En su primer discurso como presidente electo, Bolsonaro pareció morigerar su prédica. ¿Acaso un día se puede defender a un torturador, o arengar ante una avenida llena de gente que durante su gobierno se iba a barrer la mugre de Brasil, entiéndase mugre por los militantes del PT, y al día siguiente de la victoria sostener que esos comentarios fueron solamente excesos?
Bolsonaro sostuvo durante su primer discurso que debería terminarse “con el comunismo, el socialismo, el populismo y las ideas de ideologías de izquierda”. Nuevamente fue habilitante para una mayor violencia en el país. Al día siguiente de su victoria, fanáticos de Bolsonaro quisieron echar de una universidad a un grupo de estudiantes al grito de “fuera comunistas”. Todo transcurre en una especie de normalidad tergiversada.
“Volvimos”, dicen los militares. Pero no sólo volverán a ser clave para la “seguridad” -de hecho ya lo son desde que Temer decidió militarizar las favelas de Río de Janeiro- sino que también ocuparán cargos en distintos ministerios como educación, ciencia e infraestructura. Quieren replicar el modelo de la dictadura de 1964.
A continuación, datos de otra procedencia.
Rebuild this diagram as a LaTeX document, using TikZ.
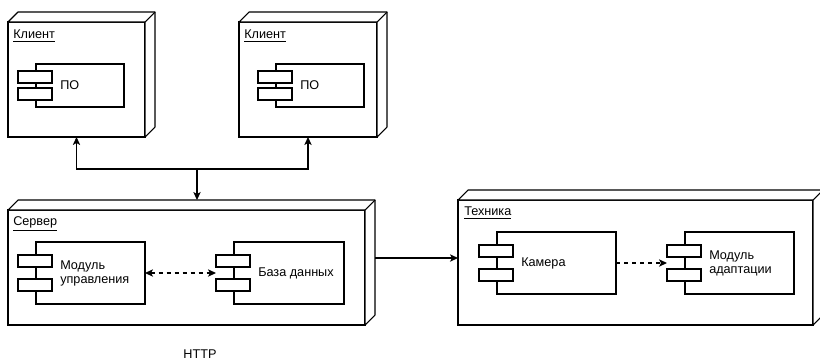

-¿No cree que hay peligro de una dictadura en Brasil con un personaje como Bolsonaro?, le pregunté a Iván Tellecchia, un comerciante de 59 años.
– En la dictadura, a los que perseguían eran a los socialistas. Yo podía andar por la calle sin problema. Si Bolsonaro quiere implantar una dictadura, saldremos a la calle a manifestarnos en contra como lo hicimos con Dilma, manifestó.
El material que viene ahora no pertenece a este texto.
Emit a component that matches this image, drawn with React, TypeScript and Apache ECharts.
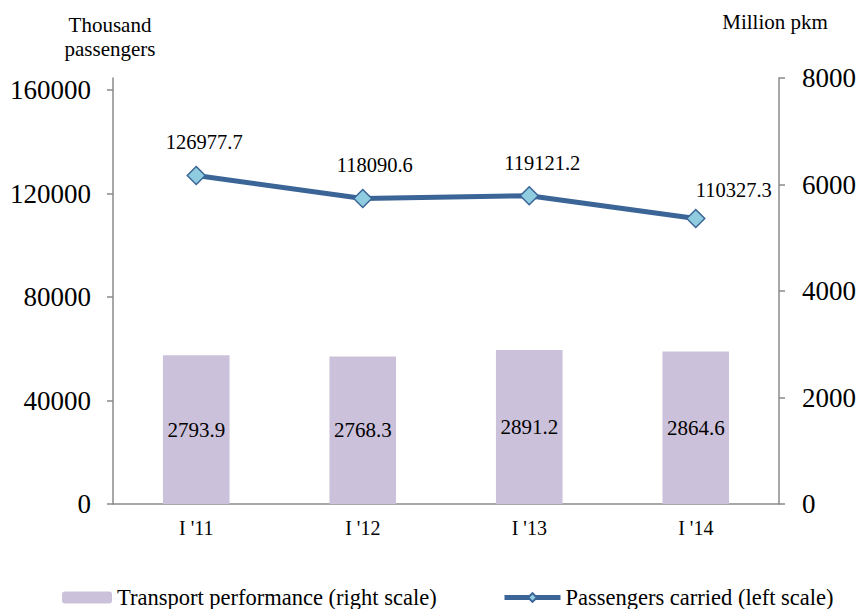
import React, { useEffect, useRef } from "react";
import * as echarts from "echarts";

const categories = ["I '11", "I '12", "I '13", "I '14"];
const passengers = [126977.7, 118090.6, 119121.2, 110327.3];
const performance = [2793.9, 2768.3, 2891.2, 2864.6];
const leftTicks = [0, 40000, 80000, 120000, 160000];
const lineLabelOffsets = [[8, 0], [12, 0], [13, 0], [38, 5]];

const FONT = "'Liberation Serif', 'Times New Roman', serif";
const AXIS_COLOR = "#8a8a8a";

export default function App() {
  const ref = useRef<HTMLDivElement>(null);
  useEffect(() => {
    if (!ref.current) return;
    const chart = echarts.init(ref.current, null, { renderer: "svg" });
    const option = {
      animation: false,
      textStyle: { fontFamily: FONT, color: "#000" },
      grid: { left: 113, right: 78, top: 78, bottom: 105, containLabel: false },
      graphic: [
        {
          type: "text",
          x: 110,
          y: 37,
          style: {
            text: "Thousand\npassengers",
            fontFamily: FONT,
            fontSize: 21,
            lineHeight: 24,
            fill: "#000",
            align: "center",
            verticalAlign: "middle",
          },
        },
        {
          type: "text",
          x: 775,
          y: 22,
          style: {
            text: "Million pkm",
            fontFamily: FONT,
            fontSize: 21,
            fill: "#000",
            align: "center",
            verticalAlign: "middle",
          },
        },
      ],
      legend: [
        {
          left: 62,
          top: 586,
          padding: 0,
          itemWidth: 50,
          itemHeight: 12,
          data: ["Transport performance (right scale)"],
          textStyle: { fontFamily: FONT, fontSize: 22.5, color: "#000" },
        },
        {
          left: 502,
          top: 586,
          padding: 0,
          itemWidth: 56,
          itemHeight: 11,
          lineStyle: { width: 5 },
          data: ["Passengers carried (left scale)"],
          textStyle: { fontFamily: FONT, fontSize: 22.5, color: "#000" },
        },
      ],
      xAxis: {
        type: "category",
        data: categories,
        axisLine: { lineStyle: { color: AXIS_COLOR, width: 1.5 } },
        axisTick: { show: false },
        axisLabel: { fontFamily: FONT, fontSize: 20, color: "#000", margin: 14 },
      },
      yAxis: [
        {
          type: "value",
          min: 0,
          max: (160000 * 426) / 414,
          position: "left",
          axisLine: { show: true, lineStyle: { color: AXIS_COLOR, width: 1.5 } },
          axisTick: { show: true, length: 6, customValues: leftTicks, lineStyle: { color: AXIS_COLOR, width: 1.5 } },
          axisLabel: {
            fontFamily: FONT,
            fontSize: 27,
            color: "#000",
            margin: 22,
            customValues: leftTicks,
            formatter: (v: number) => String(v),
          },
          splitLine: { show: false },
        },
        {
          type: "value",
          min: 0,
          max: 8000,
          interval: 2000,
          position: "right",
          axisLine: { show: true, lineStyle: { color: AXIS_COLOR, width: 1.5 } },
          axisTick: { show: true, length: 6, lineStyle: { color: AXIS_COLOR, width: 1.5 } },
          axisLabel: {
            fontFamily: FONT,
            fontSize: 27,
            color: "#000",
            margin: 23,
            formatter: (v: number) => String(v),
          },
          splitLine: { show: false },
        },
      ],
      series: [
        {
          name: "Transport performance (right scale)",
          type: "bar",
          yAxisIndex: 1,
          data: performance,
          barWidth: "40%",
          itemStyle: { color: "#CCC1DA" },
          label: {
            show: true,
            position: "inside",
            fontFamily: FONT,
            fontSize: 21,
            color: "#000",
            formatter: (p: any) => Number(p.value).toFixed(1),
          },
        },
        {
          name: "Passengers carried (left scale)",
          type: "line",
          yAxisIndex: 0,
          data: passengers.map((v, i) => ({
            value: v,
            label: { offset: lineLabelOffsets[i] },
          })),
          symbol: "diamond",
          symbolSize: 18,
          lineStyle: { color: "#3B6497", width: 5 },
          itemStyle: { color: "#8FCCE0", borderColor: "#3B6497", borderWidth: 1.5 },
          label: {
            show: true,
            position: "top",
            distance: 13,
            fontFamily: FONT,
            fontSize: 20.5,
            color: "#000",
            formatter: (p: any) => Number(p.value).toFixed(1),
          },
        },
      ],
    };
    chart.setOption(option as any);
    return () => chart.dispose();
  }, []);
  return (
    <div
      ref={ref}
      style={{ position: "fixed", left: 0, top: 0, width: 859, height: 609, background: "#fff" }}
    />
  );
}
Otra señora, muy paqueta ella, que decidió salir a la calle en apoyo a Bolsonaro junto a dos de sus amigas, también vestidas para una gala vespertina, me dice que en realidad “los que tienen miedo a una dictadura son los terroristas”. ¿Y quiénes serían los terroristas?, le pregunto. “Los izquierdistas, claro”, respondió.
Termino de escribir esta columna y vuelvo a pensar en el señor que entró a lo gritos en el café pidiendo ayuda para comer algo. En las calles de San Pablo hay muchísima gente durmiendo y viviendo a la intemperie. Pienso nuevamente en la indiferencia de aquellos que ni siquiera se atrevieron a mirarlo y del gesto despectivo del tipo de seguridad cuando confirmó que yo le iba a dar unos pesos o reales. Entonces, repaso otra vez los números de la segunda vuelta.
Entre quienes no fueron a votar, los que lo hicieron en blanco o anularon su sufragio hay 40 millones de personas. Una Argentina entera (en términos numéricos) que decidió ser indiferente. Los votos blancos y nulos fueron los más altos desde la primera elección posdictadura. Si lo individualizamos, hablamos de 40 millones de almas que eligieron no hacerse cargo de nada. Y ahí volvió a ganar Bolsonaro, con su discurso basado en la antipolítica. Entonces, termino por entender que esas miradas indiferentes, evasivas, despectivas, esos silencios cómplices (muchos también habrán votado por el exmilitar) para con quien entró a los gritos pidiendo un poco de ayuda son el principal sostén de los fascistas.